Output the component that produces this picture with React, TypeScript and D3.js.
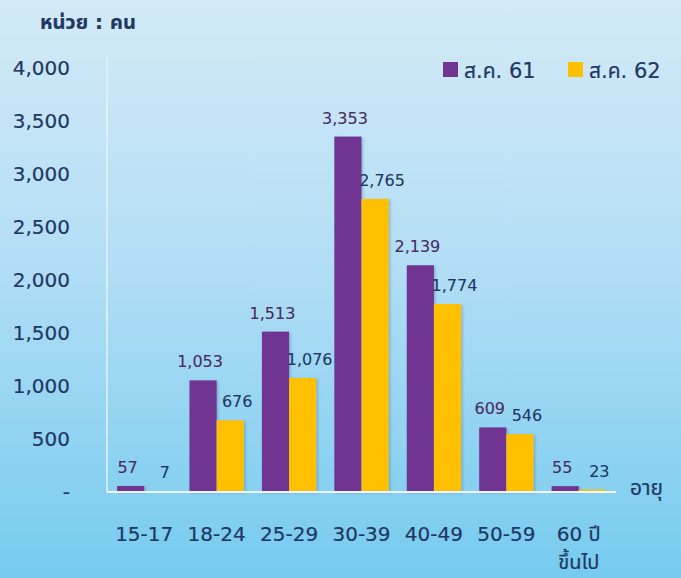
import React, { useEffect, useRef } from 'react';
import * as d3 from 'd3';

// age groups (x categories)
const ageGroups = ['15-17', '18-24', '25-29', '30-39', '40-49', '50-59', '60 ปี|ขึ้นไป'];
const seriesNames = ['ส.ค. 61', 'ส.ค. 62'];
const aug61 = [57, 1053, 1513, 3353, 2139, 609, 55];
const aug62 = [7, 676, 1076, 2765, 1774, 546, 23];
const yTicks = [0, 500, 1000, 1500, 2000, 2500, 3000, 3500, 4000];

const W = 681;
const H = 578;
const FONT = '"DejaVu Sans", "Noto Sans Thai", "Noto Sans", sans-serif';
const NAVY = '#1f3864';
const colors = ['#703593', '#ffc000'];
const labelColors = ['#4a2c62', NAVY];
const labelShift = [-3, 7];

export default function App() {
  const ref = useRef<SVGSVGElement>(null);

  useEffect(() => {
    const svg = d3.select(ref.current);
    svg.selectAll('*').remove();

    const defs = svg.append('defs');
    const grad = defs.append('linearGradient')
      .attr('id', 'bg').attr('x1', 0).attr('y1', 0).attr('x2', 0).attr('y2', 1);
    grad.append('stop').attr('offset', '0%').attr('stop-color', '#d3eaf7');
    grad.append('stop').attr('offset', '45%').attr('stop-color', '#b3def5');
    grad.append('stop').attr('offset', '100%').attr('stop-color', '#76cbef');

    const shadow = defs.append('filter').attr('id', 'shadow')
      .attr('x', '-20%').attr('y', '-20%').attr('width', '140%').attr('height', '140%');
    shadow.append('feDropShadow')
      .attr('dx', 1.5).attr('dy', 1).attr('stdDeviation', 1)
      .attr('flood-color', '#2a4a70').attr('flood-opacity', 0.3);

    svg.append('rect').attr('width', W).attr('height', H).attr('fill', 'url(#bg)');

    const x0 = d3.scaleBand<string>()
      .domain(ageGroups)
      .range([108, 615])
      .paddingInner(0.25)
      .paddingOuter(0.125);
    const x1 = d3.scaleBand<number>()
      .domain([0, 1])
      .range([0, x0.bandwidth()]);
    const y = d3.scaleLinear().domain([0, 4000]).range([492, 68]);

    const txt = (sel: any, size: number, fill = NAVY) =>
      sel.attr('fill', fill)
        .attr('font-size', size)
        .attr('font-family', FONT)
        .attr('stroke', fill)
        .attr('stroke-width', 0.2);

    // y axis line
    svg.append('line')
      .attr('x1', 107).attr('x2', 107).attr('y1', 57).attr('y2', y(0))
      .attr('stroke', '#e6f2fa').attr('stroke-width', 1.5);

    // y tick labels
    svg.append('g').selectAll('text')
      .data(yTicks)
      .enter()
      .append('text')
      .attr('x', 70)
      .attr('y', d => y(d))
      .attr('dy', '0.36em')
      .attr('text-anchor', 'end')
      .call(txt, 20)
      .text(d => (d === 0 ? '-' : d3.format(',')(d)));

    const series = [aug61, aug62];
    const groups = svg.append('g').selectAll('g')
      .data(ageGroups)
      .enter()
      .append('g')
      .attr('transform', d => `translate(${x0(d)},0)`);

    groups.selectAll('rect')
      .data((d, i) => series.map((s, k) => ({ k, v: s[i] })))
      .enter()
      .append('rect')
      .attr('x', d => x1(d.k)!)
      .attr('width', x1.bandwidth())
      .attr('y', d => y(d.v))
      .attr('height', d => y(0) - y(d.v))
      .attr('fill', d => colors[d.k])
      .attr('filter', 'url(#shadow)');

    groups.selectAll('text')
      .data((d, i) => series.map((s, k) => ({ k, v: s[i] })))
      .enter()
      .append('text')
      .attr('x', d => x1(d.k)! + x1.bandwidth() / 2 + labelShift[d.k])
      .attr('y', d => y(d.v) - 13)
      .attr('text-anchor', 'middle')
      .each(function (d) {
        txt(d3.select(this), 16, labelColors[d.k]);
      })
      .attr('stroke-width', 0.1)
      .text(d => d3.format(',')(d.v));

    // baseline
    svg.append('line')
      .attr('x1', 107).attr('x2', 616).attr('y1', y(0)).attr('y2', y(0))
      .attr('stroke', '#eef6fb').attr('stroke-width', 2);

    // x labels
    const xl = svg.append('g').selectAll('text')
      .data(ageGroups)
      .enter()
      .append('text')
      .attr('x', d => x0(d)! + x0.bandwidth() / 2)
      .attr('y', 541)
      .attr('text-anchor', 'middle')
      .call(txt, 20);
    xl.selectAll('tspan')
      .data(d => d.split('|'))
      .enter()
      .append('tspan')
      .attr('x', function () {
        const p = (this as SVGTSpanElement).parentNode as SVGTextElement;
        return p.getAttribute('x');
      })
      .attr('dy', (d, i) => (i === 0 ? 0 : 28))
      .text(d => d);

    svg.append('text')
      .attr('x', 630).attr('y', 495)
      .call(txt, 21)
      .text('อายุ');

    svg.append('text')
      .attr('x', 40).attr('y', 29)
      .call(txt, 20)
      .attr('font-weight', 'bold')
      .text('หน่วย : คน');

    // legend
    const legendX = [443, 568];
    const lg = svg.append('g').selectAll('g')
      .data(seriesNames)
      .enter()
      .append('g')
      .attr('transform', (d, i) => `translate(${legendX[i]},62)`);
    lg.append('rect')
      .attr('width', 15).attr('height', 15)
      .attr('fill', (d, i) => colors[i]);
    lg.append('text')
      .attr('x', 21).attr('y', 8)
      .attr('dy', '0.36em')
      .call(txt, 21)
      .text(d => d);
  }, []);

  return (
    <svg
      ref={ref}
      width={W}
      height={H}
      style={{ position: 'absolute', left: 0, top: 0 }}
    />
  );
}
==*==
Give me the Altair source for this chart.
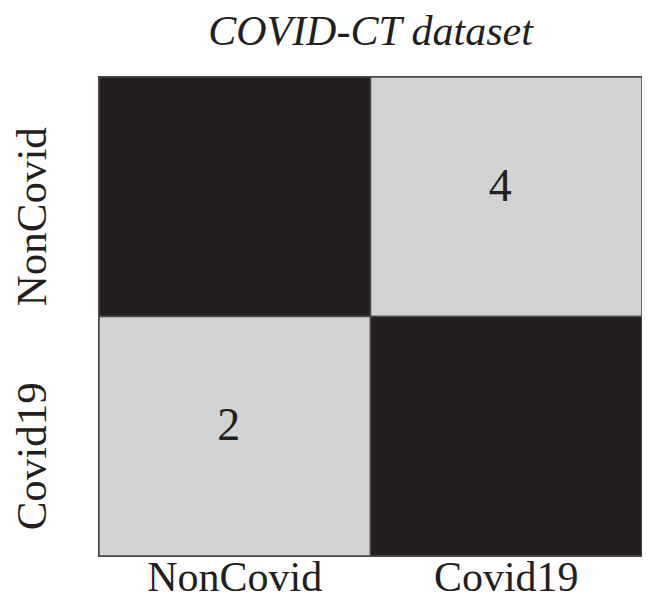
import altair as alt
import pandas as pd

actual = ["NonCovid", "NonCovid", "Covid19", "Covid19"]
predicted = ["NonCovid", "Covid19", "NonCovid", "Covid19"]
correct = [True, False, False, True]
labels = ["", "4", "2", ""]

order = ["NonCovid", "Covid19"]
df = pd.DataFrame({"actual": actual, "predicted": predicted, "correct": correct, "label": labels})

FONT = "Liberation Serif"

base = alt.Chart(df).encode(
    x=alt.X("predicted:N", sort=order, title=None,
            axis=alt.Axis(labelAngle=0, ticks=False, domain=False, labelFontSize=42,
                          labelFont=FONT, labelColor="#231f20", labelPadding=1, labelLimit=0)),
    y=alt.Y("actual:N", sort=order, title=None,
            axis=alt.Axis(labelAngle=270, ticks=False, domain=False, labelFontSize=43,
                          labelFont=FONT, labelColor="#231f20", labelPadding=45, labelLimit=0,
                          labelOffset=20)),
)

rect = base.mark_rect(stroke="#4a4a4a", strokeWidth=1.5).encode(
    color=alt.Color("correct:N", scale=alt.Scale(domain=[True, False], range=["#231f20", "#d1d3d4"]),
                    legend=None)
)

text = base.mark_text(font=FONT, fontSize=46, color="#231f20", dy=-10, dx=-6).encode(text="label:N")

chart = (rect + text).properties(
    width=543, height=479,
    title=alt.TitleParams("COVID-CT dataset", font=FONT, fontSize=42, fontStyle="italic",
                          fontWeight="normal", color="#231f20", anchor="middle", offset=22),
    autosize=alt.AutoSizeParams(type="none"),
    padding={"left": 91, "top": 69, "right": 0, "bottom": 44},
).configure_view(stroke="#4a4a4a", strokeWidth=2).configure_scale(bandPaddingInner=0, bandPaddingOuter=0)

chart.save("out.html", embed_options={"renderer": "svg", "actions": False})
==*==
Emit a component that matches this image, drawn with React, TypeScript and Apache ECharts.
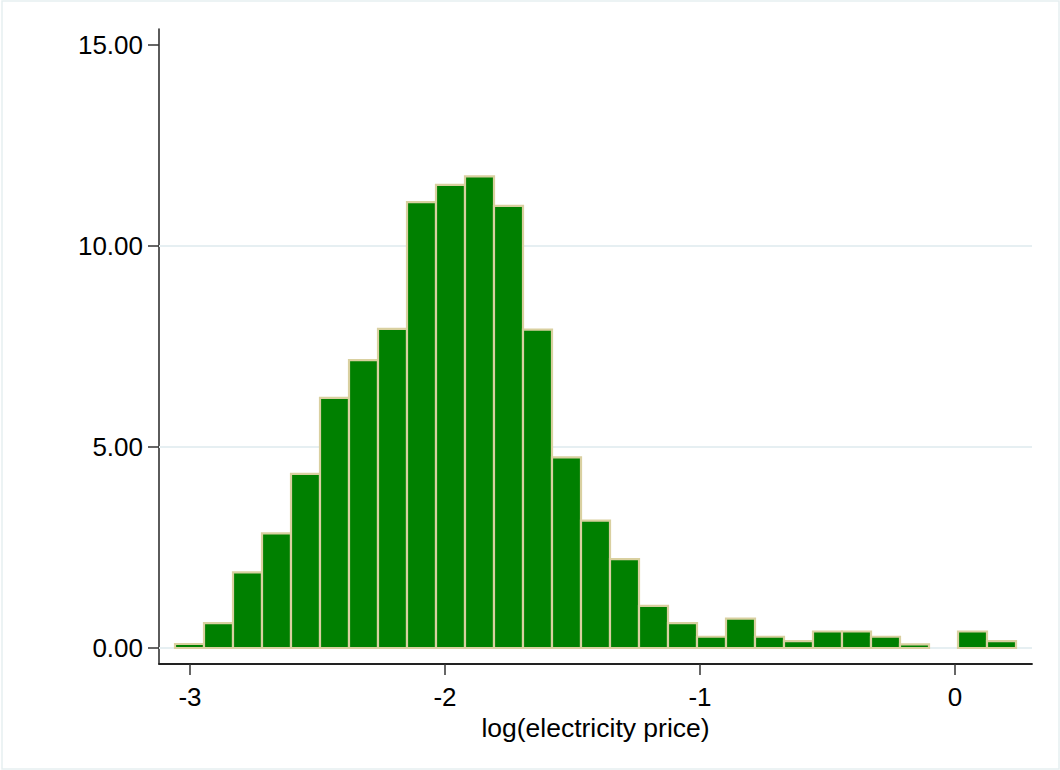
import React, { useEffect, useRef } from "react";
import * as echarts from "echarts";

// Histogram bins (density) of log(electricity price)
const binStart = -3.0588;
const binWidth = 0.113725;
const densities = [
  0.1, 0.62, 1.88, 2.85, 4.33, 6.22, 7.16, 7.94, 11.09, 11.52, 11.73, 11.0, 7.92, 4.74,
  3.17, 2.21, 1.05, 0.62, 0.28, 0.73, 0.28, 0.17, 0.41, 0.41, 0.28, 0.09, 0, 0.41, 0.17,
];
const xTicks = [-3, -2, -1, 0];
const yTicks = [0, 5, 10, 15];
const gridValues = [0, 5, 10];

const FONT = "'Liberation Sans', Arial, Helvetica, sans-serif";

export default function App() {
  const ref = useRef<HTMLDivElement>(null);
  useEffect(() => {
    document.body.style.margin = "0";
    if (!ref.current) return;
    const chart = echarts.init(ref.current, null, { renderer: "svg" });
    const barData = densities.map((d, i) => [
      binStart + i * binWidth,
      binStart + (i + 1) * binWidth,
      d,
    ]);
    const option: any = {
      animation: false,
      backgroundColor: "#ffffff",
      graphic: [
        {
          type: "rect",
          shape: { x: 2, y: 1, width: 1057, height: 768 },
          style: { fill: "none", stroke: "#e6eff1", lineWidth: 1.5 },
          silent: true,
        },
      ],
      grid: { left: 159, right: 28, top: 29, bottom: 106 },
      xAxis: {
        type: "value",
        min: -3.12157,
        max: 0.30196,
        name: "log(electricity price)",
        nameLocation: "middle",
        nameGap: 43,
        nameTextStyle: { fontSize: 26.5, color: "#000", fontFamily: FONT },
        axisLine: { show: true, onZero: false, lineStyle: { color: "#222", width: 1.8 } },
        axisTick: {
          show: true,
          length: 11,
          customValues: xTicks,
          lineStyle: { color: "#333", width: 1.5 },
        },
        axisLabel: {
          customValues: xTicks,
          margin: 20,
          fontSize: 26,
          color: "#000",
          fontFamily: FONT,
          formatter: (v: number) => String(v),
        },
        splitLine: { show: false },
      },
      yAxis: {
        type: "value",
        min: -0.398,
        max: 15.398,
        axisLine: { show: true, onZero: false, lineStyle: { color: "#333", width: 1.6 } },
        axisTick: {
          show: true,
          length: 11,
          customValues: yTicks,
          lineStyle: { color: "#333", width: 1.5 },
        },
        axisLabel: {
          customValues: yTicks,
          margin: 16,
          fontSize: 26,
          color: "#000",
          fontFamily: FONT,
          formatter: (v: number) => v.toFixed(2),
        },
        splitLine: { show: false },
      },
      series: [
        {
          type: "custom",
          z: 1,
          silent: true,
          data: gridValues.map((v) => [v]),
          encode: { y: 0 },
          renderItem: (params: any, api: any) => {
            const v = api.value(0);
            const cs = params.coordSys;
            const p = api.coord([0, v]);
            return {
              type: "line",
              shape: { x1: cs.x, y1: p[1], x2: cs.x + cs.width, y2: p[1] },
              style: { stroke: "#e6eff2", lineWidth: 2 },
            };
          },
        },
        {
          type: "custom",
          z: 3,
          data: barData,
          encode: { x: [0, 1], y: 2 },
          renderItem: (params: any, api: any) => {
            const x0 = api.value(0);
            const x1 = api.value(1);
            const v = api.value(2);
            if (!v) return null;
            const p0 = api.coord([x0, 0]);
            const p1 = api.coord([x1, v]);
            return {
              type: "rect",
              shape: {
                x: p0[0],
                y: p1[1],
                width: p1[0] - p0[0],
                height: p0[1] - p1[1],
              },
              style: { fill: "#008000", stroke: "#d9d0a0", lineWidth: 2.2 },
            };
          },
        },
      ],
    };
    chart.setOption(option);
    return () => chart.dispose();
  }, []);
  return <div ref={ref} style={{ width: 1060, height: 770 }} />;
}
==*==
## Task description
Except for the pictures, write out exactly the lines from the line that contains "Emit a component" through the line that contains "import * as echarts", including both.

## Written solution
Emit a component that matches this image, drawn with React, TypeScript and Apache ECharts.
import React, { useEffect, useRef } from "react";
import * as echarts from "echarts";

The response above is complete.